Edward Park kumowoon1025 at gmail.com
Sun Nov 1 22:14:09 EET 2020


Hi,

> Good afternoon, sorry that it took so long to update this thread, well I am still trying to use uar ffmpeg in my own way, but it seems that everything is going against me, now the problem is that if I try to compile in windows the process seems to be it carries out but then it doesn't actually do anything, it doesn't compile the executables or the dll, but in linux if you want to use the same set of commands, to compile I do the following:
> I introduce it in the form of a column so that it does not occupy too much
wut
> ./configure 
> --arch=x86_64 
> --target-os=mingw32 
> --cross-prefix=x86_64-w64-mingw32- 
> --prefix=/usr/local 
> --pkg-config=pkg-config 
> --pkg-config-flags=--static 
> --extra-cflags=-static 
> --extra-ldflags=-static 
> --extra-libs="-lm -lz -fopenmp" 
> --enable-static 
> --disable-shared 
> --enable-nonfree
> --enable-gpl 
> --enable-avisynth 
> --enable-libaom 
> --enable-libfdk-aac 
> --enable-libfribidi 
> --enable-libmp3lame 
> --enable-libopus 
> --enable-libsoxr 
> --enable-libvorbis 
> --enable-libvpx 
> --enable-libx264 
> --enable-libx265
> Make
> If I compile it in linux in this way it compiles well, although along the way it tells me that some codecs are deprecated but it does compile, but this same set of commands in windows does not compile, if it indicates that it does but does not produce the final link, this it only happens to me with ffmpeg.
Does that automatically cross-compile with just make?
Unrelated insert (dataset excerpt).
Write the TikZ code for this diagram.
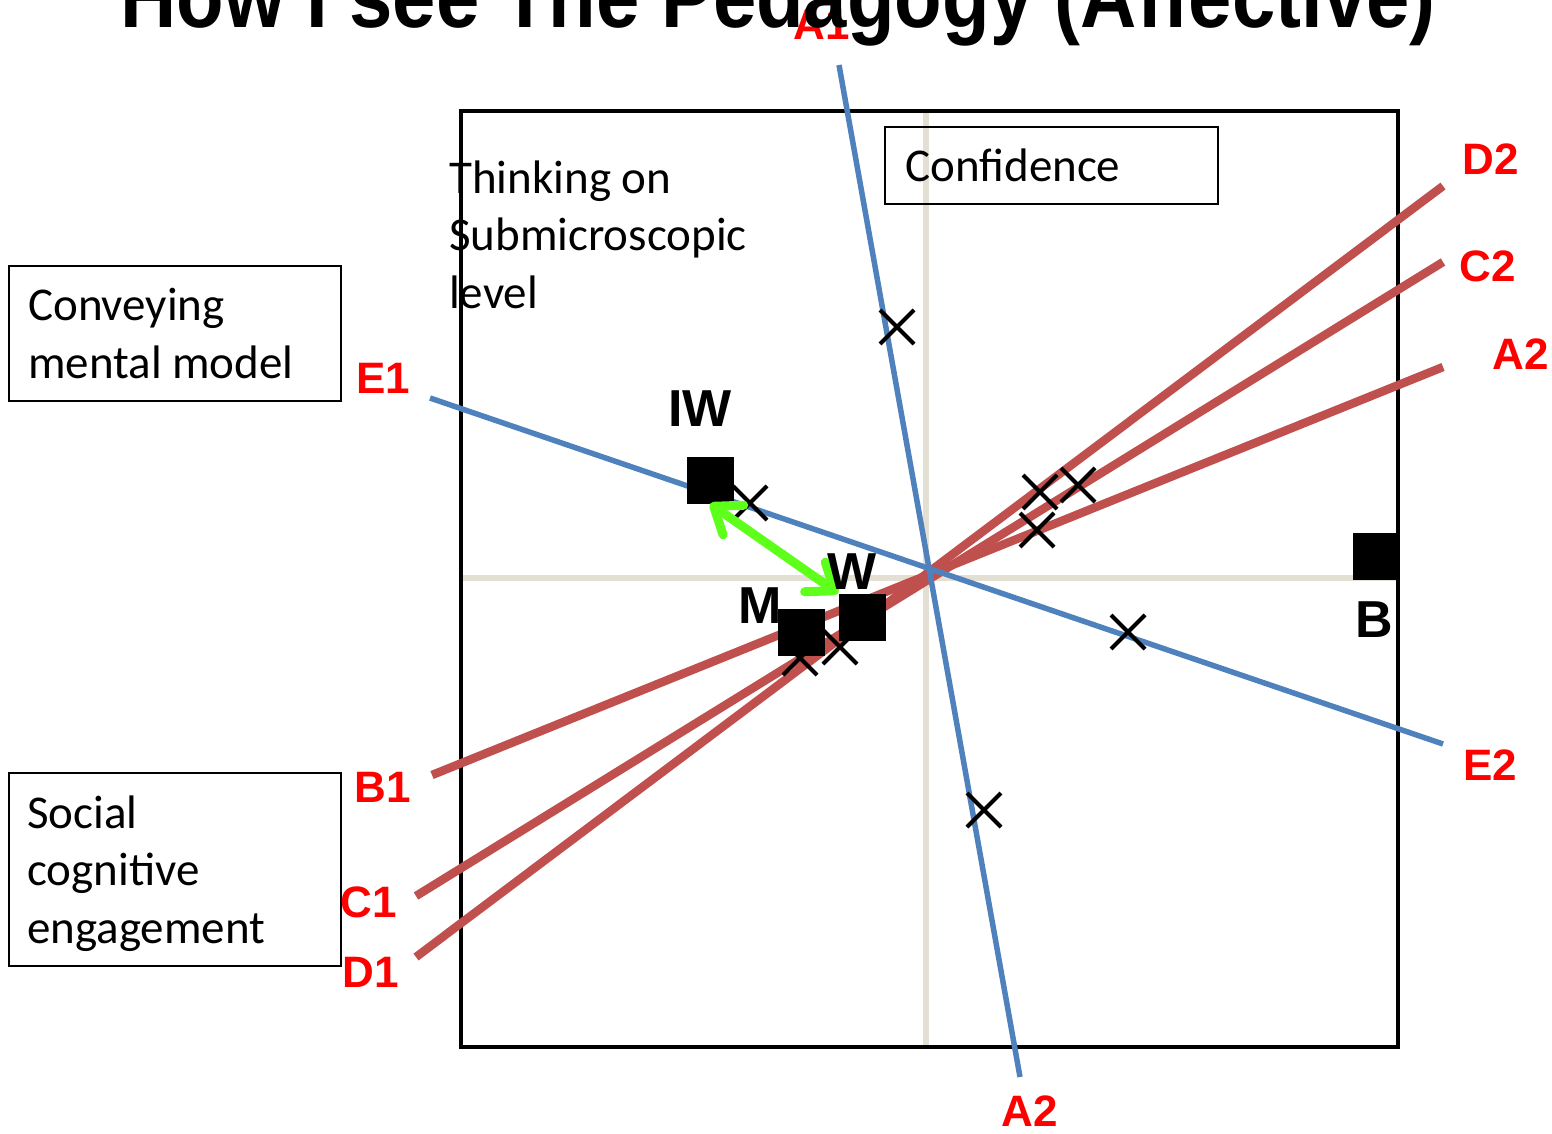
\documentclass[tikz,border=0pt]{standalone}
\usepackage{fontspec}
\setmainfont{Carlito}
\newfontfamily\labfont{Liberation Sans}
\usetikzlibrary{shapes.misc,arrows.meta}
\definecolor{axisgray}{HTML}{E3E0D3}
\definecolor{lineblue}{HTML}{4F81BD}
\definecolor{linered}{HTML}{C0504D}
\definecolor{labred}{HTML}{FF0000}
\definecolor{arrowgreen}{HTML}{5EFF1A}
\tikzset{
  axisline/.style={draw=axisgray, line width=5.5pt},
  frameline/.style={draw=black, line width=4.5pt},
  blueline/.style={draw=lineblue, line width=5.5pt},
  redline/.style={draw=linered, line width=8.5pt},
  textbox/.style={draw=black, line width=1.8pt, inner sep=0pt, anchor=north west},
  boxtext/.style={font=\fontsize{47}{57.5}\selectfont, align=left, anchor=base west, inner sep=0pt},
  redlabel/.style={font=\labfont\bfseries\fontsize{44}{44}\selectfont, text=labred, inner sep=0pt},
  blacklabel/.style={font=\labfont\bfseries\fontsize{52}{52}\selectfont, text=black, inner sep=0pt},
  xmark/.style={cross out, draw=black, line width=4pt, minimum size=30pt, inner sep=0pt},
  sqmark/.style={fill=black, minimum size=47pt, inner sep=0pt},
  greenarrow/.style={draw=arrowgreen, line width=9pt, line cap=round,
    {Straight Barb[length=24pt,width=36pt,round]}-{Straight Barb[length=24pt,width=36pt,round]}}
}
\begin{document}
\begin{tikzpicture}[x=1pt,y=-1pt]
\useasboundingbox (0,0) rectangle (1552,1133);
% axes
\coordinate (axT) at (926,111);
\coordinate (axB) at (926,1047);
\coordinate (axL) at (461,578);
\coordinate (axR) at (1398,578);
\draw[axisline] (axT) -- (axB);
\draw[axisline] (axL) -- (axR);
% frame
\coordinate (frNW) at (461,111);
\coordinate (frSE) at (1398,1047);
\draw[frameline] (frNW) rectangle (frSE);
% text boxes
\node[textbox, minimum width=332pt, minimum height=135pt] (convbox) at (8,265) {};
\node[boxtext] (convtext) at (28,378) {Conveying\\mental model};
\node[textbox, minimum width=332pt, minimum height=193pt] (socbox) at (8,772) {};
\node[boxtext] (soctext) at (27,943) {Social\\cognitive\\engagement};
\node[textbox, minimum width=333pt, minimum height=77pt] (confbox) at (884,126) {};
\node[boxtext] (conftext) at (905,181) {Confidence};
\node[boxtext] (thinktext) at (449,308) {Thinking on\\Submicroscopic\\level};
% line end points
\coordinate (pB1) at (432,775);
\coordinate (pA2r) at (1443,367);
\coordinate (pC1) at (416,896);
\coordinate (pC2) at (1443,262);
\coordinate (pD1) at (416,957);
\coordinate (pD2) at (1443,186);
\coordinate (pA1) at (839,65);
\coordinate (pA2b) at (1020,1077);
\coordinate (pE1) at (430,398);
\coordinate (pE2) at (1443,744);
% red lines
\draw[redline] (pB1) -- (pA2r);
\draw[redline] (pC1) -- (pC2);
\draw[redline] (pD1) -- (pD2);
% blue lines
\draw[blueline] (pA1) -- (pA2b);
\draw[blueline] (pE1) -- (pE2);
% crosses
\node[xmark] (x1) at (897,327) {};
\node[xmark] (x2) at (750,503) {};
\node[xmark] (x3) at (1128,632) {};
\node[xmark] (x4) at (984,810) {};
\node[xmark] (x5) at (1040,492) {};
\node[xmark] (x6) at (1078,485) {};
\node[xmark] (x7) at (1037,530) {};
\node[xmark] (x8) at (800,658) {};
\node[xmark] (x9) at (840,647) {};
% squares
\node[sqmark] (sqIW) at (710,480) {};
\node[sqmark] (sqM) at (801,632) {};
\node[sqmark] (sqW) at (862,617) {};
\node[sqmark] (sqB) at (1376,556) {};
% green arrow
\draw[greenarrow] (sqIW.south) -- (sqW.north west);
% black labels
\node[blacklabel] (lIW) at (700,409) {IW};
\node[blacklabel] (lW) at (852,572) {W};
\node[blacklabel] (lM) at (760,606) {M};
\node[blacklabel] (lB) at (1374,620) {B};
% red labels
\node[redlabel] (lA1) at (822,24) {A1};
\node[redlabel] (lD2) at (1491,159) {D2};
\node[redlabel] (lC2) at (1488,266) {C2};
\node[redlabel] (lA2r) at (1521,354) {A2};
\node[redlabel] (lE1) at (383,378) {E1};
\node[redlabel] (lE2) at (1490,765) {E2};
\node[redlabel] (lB1) at (383,787) {B1};
\node[redlabel] (lC1) at (369,902) {C1};
\node[redlabel] (lD1) at (371,972) {D1};
\node[redlabel] (lA2b) at (1030,1111) {A2};
% title (cut off at top)
\node[anchor=base, inner sep=0pt] (title) at (778,27) {\resizebox{1315pt}{64pt}{\labfont\bfseries How I see The Pedagogy (Affective)}};
\end{tikzpicture}
\end{document}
I thought you would need to add --enable-cross-compile. Also I’d have thought you’d want a different prefix at the least for cross-compiling on linux and compiling on windows.
> I have tried both with cygwin and with the monster developed by microsoft, (the wsl2)

On wsl2, you’d just compile as if you were on a linux system, and not bother with mingw32, it’s basically a vm isnt it?